High Thermoelectric Performance of New Two-Dimensional IV–VI Compounds: A First-Principles Study

Based on first-principles calculations, we explore the electronic and phonon transport properties of a new-type two-dimensional (2D) hexagonal material XSe (X = Ge, Sn, and Pb), which can be prepared by atomic isovalent substitutions of the recently synthesized crystal Ge4Se3Te. Among them, 2D PbSe possesses a large Seebeck coefficient of ∼1150 μV/K and an ultralow lattice thermal conductivity of ∼0.50 W/mK at room temperature. Theoretical calculations prove that the antiparallel movements of the atoms could lead to the strong optical-acoustic phonon coupling with low values of acoustic group velocities of 0.81–2.03 km/s and large Grüneisen parameters of ∼4, which accordingly greatly suppresses the heat transport ability.
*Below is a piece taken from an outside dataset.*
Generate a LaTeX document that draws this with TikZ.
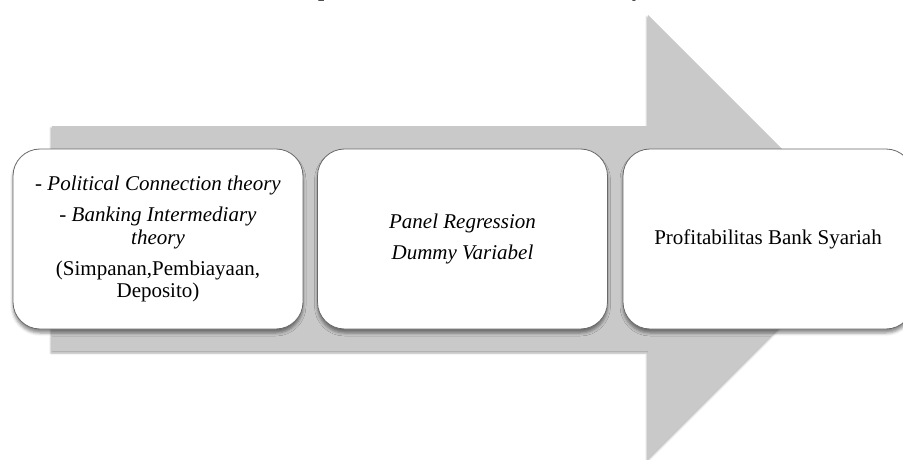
\documentclass[tikz,border=0pt]{standalone}
\usepackage{fontspec}
\setmainfont{LiberationSerif}[Extension=.ttf,UprightFont=*-Regular,ItalicFont=*-Italic,
  BoldFont=*-Bold,BoldItalicFont=*-BoldItalic]
\usepackage{tikz}
\usetikzlibrary{shadows.blur}
\definecolor{ArrowGray}{RGB}{201,201,201}
\definecolor{EdgeGray}{RGB}{105,105,105}
\tikzset{
  stepbox/.style={draw=EdgeGray,line width=.8pt,fill=white,rounded corners=27pt,
    minimum width=290pt,minimum height=180pt,align=center,inner sep=4pt,
    font=\fontsize{21}{22.5}\selectfont,
    blur shadow={shadow xshift=0pt,shadow yshift=-4pt,shadow blur radius=3pt,shadow opacity=45}}
}
\begin{document}
\begin{tikzpicture}[x=1pt,y=1pt]
      \useasboundingbox (0,0) rectangle (903,459);
      \fill[ArrowGray,blur shadow={shadow xshift=-1pt,shadow yshift=-2pt,shadow blur radius=2pt,shadow opacity=35}]
        (52,333)--(648,333)--(648,444)--(870,222)--(648,0)--(648,108)--(52,108)--cycle;
      \begin{scope}
        \clip (0,0) rectangle (903,459);
        \node[anchor=base,font=\fontsize{22}{24}\selectfont\bfseries] (title) at (451.5,462.5)
          {Alur Konsep Penelitian Profitabilitas Bank Syariah};
      \end{scope}
      \node[stepbox] (theory) at (158,220)
        {- \textit{Political Connection theory}\\[8.5pt]
         - \textit{Banking Intermediary}\\ \textit{theory}\\[8.5pt]
         (Simpanan,Pembiayaan,\\ Deposito)};
      \node[stepbox] (method) at (462.5,220)
        {\textit{Panel Regression}\\[8.5pt] \textit{Dummy Variabel}};
      \node[stepbox] (result) at (768,220) {Profitabilitas Bank Syariah};
    \end{tikzpicture}
\end{document}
Using our calculated transport parameters, large values of the thermoelectric (TE) figure of merit (ZT) of 1.76, 2.32, and 3.95 can be obtained at an effective temperature range (GeSe and SnSe at 700 K and PbSe at 500 K) under p-type doping for 2D GeSe, SnSe, and PbSe, respectively. Interestingly, after checking several series of 2D materials, we find that their lattice thermal conductivities are almost proportional to their values of the lowest optical phonon frequencies. Our work clearly shows the advantages of these novel 2D group-IV selenides as TE materials and may stimulate further experimental and theoretical studies in this field.